如今想想,也许有一件事影响了我的父亲或者格雷厄姆,让他们觉得我当时不适合进入证券行业。那就是我太幼稚了,我不仅长得稚嫩,行为更是不成熟。我当时看起来瘦巴巴的,头发也乱糟糟的。也许他们的建议只是委婉地告诫我,在踏入股市之前,最好让自己再成熟一些,否则我是不可能成功的。可是,他们并没对我说这些,而是说了些别的。无论如何,我都不以为意。我直接回到奥马哈,在我父亲的巴菲特·福克公司开始了股票销售员的工作。
我父亲是一位具有独立思想的人,他的这种性格在某种程度上影响了我在股票方面的投资。格雷厄姆也是这样。我父亲说:“你是对还是错,并不在于别人是否认同你。如果你是对的,只是因为你掌握的事实和缘由都是对的。”
我的老师格雷厄姆是一位很出色的投资专家,从在内布拉斯加大学读到他关于投资的著作开始,我就开始向他学习了。那时,我尝试过各种各样的投资,但他的言论,特别是在《聪明的投资者》中所提及的,极大地扩展了我的视野,比如“安全边际”以及如何利用“市场先生”而不是让它利用你等。接着,我去了哥伦比亚大学,成为他的门生,可后来当我申请为他工作时却被他拒绝了。即便回到奥马哈之后,我还是放不下这个念头。我一直尝试向格雷厄姆推荐股票,甚至有点纠缠不休的意思。终于在1954年的某一天,我收到了他的来信,说下一次我到纽约的时候,他想跟我谈谈。
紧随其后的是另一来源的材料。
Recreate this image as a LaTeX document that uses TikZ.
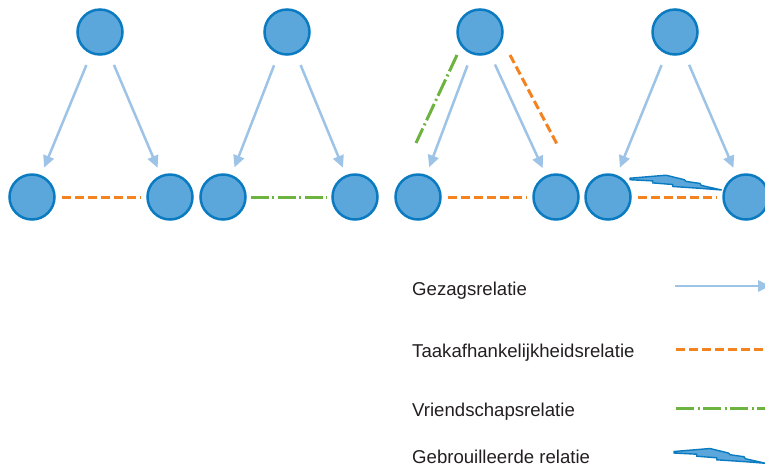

我简直是心花怒放啊!于是,我就立马筹划前往纽约。
1954年8月,我开始为格雷厄姆工作,也压根儿没问薪水几何。结果我领到了12000美元,下一年度我还拿到了2000美元的奖金。我同时为公司两个部门工作:格雷厄姆-纽曼公司是一家投资公司,而纽曼&格雷厄姆有限公司(Newman&Graham Ltd.)是我们现在称作私募基金的公司,但两家公司加起来也只经营着1200万美元。
沃尔特·施洛斯和我在一间小屋里共过事,不过他不久之后就离开公司,创办了一家对冲基金。我们在一起很开心,我们常常一起研读投资人手册,寻找便宜的股票。我们从未走访过任何一家公司,因为怀疑其真实性。每当我们发现不错的目标时,格雷厄姆就会投入5万美元。
到了1956年初,格雷厄姆打算离开公司去加利福尼亚。我也决定重返奥马哈。如何开口告诉他,真是让我犯了愁:我走进他的办公室又出来,然后再进去,结果还是张不开口,如此折腾了很长时间。不过,格雷厄姆的反应很像我的父亲,他说:“选择最适合你的道路。”
1950年年底,我有差不多9800美元,而到1956年,我已经有15万美元了。我想,有了这笔钱,我可以过上国王般的生活了。我不知道回奥马哈后究竟该做些什么,也许去念法学院,我毫无计划,当然也没想过要创建投资合伙公司。不过,几个月之后,有7个人找上门来,希望我帮他们管理资金,而且是通过合伙公司的方式。这就是后来一切的发端。